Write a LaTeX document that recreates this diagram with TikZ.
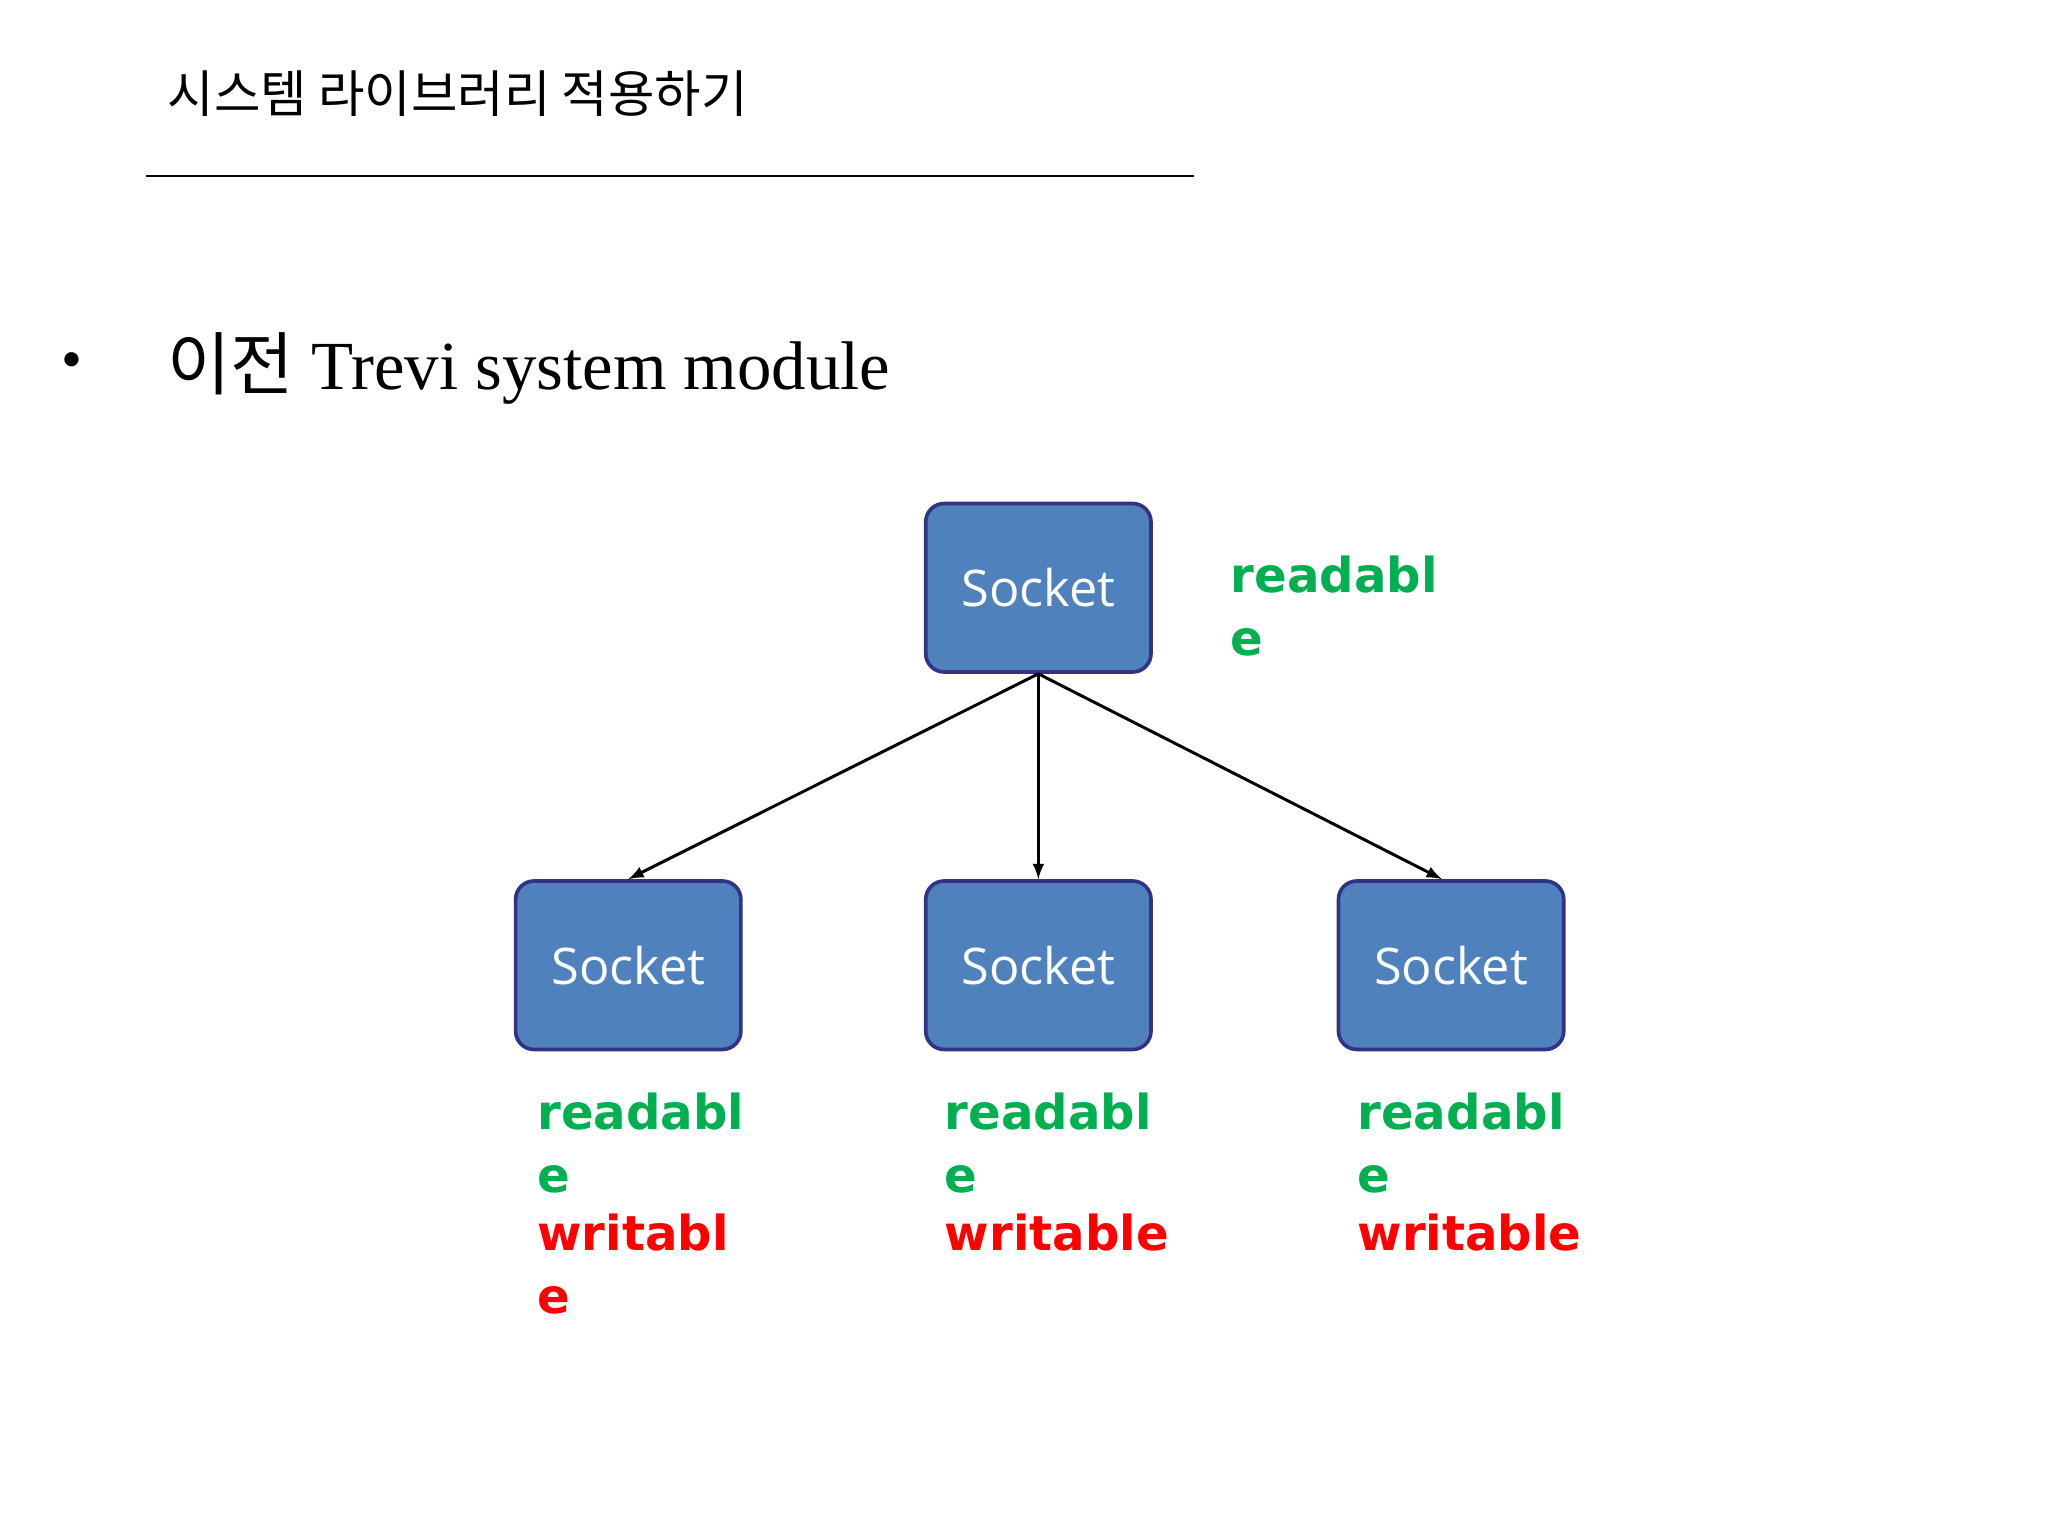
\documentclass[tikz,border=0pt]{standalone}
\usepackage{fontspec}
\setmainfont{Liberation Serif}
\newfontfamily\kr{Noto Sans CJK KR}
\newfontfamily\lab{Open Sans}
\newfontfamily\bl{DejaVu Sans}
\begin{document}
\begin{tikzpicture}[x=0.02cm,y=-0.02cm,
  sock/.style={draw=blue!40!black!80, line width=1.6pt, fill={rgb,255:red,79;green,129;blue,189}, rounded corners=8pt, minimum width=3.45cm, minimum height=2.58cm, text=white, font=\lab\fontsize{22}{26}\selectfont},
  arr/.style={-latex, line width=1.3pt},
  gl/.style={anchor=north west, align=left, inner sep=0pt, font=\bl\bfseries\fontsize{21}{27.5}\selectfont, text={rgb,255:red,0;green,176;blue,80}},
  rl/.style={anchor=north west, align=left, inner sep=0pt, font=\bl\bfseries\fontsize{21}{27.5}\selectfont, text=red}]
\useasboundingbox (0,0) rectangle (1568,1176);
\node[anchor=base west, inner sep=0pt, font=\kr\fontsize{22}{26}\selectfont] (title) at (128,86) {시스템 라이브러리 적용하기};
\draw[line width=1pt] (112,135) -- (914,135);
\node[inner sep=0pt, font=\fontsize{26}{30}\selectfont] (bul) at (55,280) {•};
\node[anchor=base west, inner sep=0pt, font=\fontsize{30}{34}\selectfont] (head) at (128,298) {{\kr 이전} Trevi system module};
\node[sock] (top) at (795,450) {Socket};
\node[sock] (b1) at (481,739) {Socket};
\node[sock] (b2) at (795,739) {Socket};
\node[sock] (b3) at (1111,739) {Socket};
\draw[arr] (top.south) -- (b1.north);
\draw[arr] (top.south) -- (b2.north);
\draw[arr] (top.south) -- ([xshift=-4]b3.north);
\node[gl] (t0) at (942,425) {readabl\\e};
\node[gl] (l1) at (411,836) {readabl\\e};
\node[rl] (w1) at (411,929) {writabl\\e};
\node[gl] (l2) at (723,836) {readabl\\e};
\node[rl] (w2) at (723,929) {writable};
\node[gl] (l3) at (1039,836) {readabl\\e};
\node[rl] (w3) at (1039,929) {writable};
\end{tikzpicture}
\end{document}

====================

Output the material word for word, omitting its pictures.

--- Answer to this problem ---
Write a LaTeX document that recreates this diagram with TikZ.
\documentclass[tikz,border=0pt]{standalone}
\usepackage{fontspec}
\setmainfont{Liberation Serif}
\newfontfamily\kr{Noto Sans CJK KR}
\newfontfamily\lab{Open Sans}
\newfontfamily\bl{DejaVu Sans}
\begin{document}
\begin{tikzpicture}[x=0.02cm,y=-0.02cm,
  sock/.style={draw=blue!40!black!80, line width=1.6pt, fill={rgb,255:red,79;green,129;blue,189}, rounded corners=8pt, minimum width=3.45cm, minimum height=2.58cm, text=white, font=\lab\fontsize{22}{26}\selectfont},
  arr/.style={-latex, line width=1.3pt},
  gl/.style={anchor=north west, align=left, inner sep=0pt, font=\bl\bfseries\fontsize{21}{27.5}\selectfont, text={rgb,255:red,0;green,176;blue,80}},
  rl/.style={anchor=north west, align=left, inner sep=0pt, font=\bl\bfseries\fontsize{21}{27.5}\selectfont, text=red}]
\useasboundingbox (0,0) rectangle (1568,1176);
\node[anchor=base west, inner sep=0pt, font=\kr\fontsize{22}{26}\selectfont] (title) at (128,86) {시스템 라이브러리 적용하기};
\draw[line width=1pt] (112,135) -- (914,135);
\node[inner sep=0pt, font=\fontsize{26}{30}\selectfont] (bul) at (55,280) {•};
\node[anchor=base west, inner sep=0pt, font=\fontsize{30}{34}\selectfont] (head) at (128,298) {{\kr 이전} Trevi system module};
\node[sock] (top) at (795,450) {Socket};
\node[sock] (b1) at (481,739) {Socket};
\node[sock] (b2) at (795,739) {Socket};
\node[sock] (b3) at (1111,739) {Socket};
\draw[arr] (top.south) -- (b1.north);
\draw[arr] (top.south) -- (b2.north);
\draw[arr] (top.south) -- ([xshift=-4]b3.north);
\node[gl] (t0) at (942,425) {readabl\\e};
\node[gl] (l1) at (411,836) {readabl\\e};
\node[rl] (w1) at (411,929) {writabl\\e};
\node[gl] (l2) at (723,836) {readabl\\e};
\node[rl] (w2) at (723,929) {writable};
\node[gl] (l3) at (1039,836) {readabl\\e};
\node[rl] (w3) at (1039,929) {writable};
\end{tikzpicture}
\end{document}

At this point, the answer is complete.